The Frisco Kid script, about a Rabbi pairing with a gunslinger, had been bouncing around town for years and at one point John Wayne was going to play the Harrison Ford role. Wilder did an uncredited rewrite and signed on. Robert Aldrich, best known for
The Dirty Dozen and who helmed five other Westerns over his career including
Vera Cruz and
Ulzana’s Raid with Burt Lancaster, came onto the project very late. Comedy was not really his forte and he would make only one more movie. It ain’t
Blazing Saddles and the tone shifts here and there, but
The Frisco Kid somehow endures with enough laughs and two likeable stars to carry it.

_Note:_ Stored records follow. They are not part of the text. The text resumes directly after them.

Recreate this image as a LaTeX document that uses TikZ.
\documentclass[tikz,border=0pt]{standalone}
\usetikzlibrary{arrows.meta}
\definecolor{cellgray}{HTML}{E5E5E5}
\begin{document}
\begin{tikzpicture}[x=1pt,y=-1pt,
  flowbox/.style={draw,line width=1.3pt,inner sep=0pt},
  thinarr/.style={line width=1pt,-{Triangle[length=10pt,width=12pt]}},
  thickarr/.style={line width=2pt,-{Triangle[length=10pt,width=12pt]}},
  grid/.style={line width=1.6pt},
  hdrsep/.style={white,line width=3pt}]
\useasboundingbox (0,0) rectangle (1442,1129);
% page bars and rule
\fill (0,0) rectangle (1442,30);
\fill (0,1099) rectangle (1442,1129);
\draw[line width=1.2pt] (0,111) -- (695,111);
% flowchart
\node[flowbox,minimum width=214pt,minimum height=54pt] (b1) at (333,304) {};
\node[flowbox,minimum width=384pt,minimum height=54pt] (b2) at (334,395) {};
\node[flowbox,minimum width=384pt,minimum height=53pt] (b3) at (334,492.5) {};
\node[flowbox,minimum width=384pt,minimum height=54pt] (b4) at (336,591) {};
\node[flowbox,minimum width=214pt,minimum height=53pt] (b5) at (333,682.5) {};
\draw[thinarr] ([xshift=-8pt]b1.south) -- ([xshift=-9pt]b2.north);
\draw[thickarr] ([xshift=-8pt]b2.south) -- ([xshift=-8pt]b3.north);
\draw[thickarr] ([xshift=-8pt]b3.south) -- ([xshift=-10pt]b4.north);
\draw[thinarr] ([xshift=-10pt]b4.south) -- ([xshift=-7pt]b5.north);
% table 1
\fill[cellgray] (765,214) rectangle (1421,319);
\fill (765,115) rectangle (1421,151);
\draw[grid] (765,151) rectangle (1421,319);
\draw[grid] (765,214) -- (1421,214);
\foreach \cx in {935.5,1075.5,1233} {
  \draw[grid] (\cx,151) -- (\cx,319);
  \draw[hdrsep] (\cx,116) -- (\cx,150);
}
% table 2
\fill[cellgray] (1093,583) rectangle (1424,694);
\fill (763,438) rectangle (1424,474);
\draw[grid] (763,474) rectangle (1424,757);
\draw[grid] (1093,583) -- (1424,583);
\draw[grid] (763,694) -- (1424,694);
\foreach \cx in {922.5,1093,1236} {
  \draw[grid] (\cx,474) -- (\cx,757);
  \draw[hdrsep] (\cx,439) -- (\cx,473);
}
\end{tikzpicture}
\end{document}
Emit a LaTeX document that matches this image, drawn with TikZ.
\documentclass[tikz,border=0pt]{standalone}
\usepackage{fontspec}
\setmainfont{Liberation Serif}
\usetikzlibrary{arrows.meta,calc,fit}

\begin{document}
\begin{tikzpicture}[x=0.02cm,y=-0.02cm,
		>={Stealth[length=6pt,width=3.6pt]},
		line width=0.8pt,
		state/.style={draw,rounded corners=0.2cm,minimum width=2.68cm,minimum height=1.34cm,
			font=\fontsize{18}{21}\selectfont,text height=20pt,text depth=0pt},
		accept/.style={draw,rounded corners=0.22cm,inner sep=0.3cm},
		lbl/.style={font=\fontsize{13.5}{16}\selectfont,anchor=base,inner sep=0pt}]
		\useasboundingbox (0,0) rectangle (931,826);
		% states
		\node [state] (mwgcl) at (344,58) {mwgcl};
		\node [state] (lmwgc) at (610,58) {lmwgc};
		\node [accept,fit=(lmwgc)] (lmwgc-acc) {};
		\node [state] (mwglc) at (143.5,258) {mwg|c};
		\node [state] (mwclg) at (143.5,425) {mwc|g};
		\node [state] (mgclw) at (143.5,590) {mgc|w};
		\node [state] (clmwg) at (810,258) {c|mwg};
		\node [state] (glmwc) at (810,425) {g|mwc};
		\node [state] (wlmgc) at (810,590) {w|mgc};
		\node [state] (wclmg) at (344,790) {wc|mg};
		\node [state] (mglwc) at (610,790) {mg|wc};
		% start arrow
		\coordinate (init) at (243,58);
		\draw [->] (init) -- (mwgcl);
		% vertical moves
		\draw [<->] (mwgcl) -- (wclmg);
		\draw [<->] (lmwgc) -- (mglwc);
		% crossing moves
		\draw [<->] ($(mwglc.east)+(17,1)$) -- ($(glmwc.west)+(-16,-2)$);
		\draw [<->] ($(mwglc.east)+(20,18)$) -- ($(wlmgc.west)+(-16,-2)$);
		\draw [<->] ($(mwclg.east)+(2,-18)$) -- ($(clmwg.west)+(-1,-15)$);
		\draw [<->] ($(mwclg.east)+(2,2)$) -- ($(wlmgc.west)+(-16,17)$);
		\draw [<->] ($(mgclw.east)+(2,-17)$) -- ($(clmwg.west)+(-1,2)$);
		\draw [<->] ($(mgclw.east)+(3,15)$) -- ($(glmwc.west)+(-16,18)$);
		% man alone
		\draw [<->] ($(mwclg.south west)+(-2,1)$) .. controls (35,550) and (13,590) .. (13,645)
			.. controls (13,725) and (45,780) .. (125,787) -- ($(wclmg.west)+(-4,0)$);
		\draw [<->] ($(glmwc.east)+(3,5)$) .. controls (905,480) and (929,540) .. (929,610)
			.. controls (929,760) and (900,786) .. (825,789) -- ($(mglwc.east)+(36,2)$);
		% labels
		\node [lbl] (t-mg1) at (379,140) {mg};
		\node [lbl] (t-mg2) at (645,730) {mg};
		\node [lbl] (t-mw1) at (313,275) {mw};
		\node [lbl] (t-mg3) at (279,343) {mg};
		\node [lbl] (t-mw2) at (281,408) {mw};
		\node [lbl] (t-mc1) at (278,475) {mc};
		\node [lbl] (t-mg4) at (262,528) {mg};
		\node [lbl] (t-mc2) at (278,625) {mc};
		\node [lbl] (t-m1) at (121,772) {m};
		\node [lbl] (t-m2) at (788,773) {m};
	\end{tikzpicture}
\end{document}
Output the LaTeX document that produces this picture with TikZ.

It only got three MoFo votes but they were all top tens: second place, fifth place, and seventh. 24+21+19 = 64.
To say
Westworld now evokes the slick, ambitious current HBO series. But the central idea of a futuristic playground where you can fu*k or fight humanoid robots who then turn on their masters to become killing machines was Michael Crichton’s. Richard Benjamin and James Brolin star as two customers of the park who sign up to try out their boyhood fantasies and live inside a Western movie, complete with all of the characters you’d expect: the beautiful dance hall girls, the surly bartender, and of course the gunslinger in black (Yul Brenner). But the game is rigged, the guests always win, and after each day the broken chairs and robots are reset to start all over again. Until the robots decide they’ve had quite enough and even the odds. Crichton’s blending of Sci-Fi and the Western is still a fun, clever ride and
Westworld landed on six ballots, including second and seventh place votes. By appearing on twice as many ballots as
The Frisco Kid its 64 points settles it one spot higher on the countdown.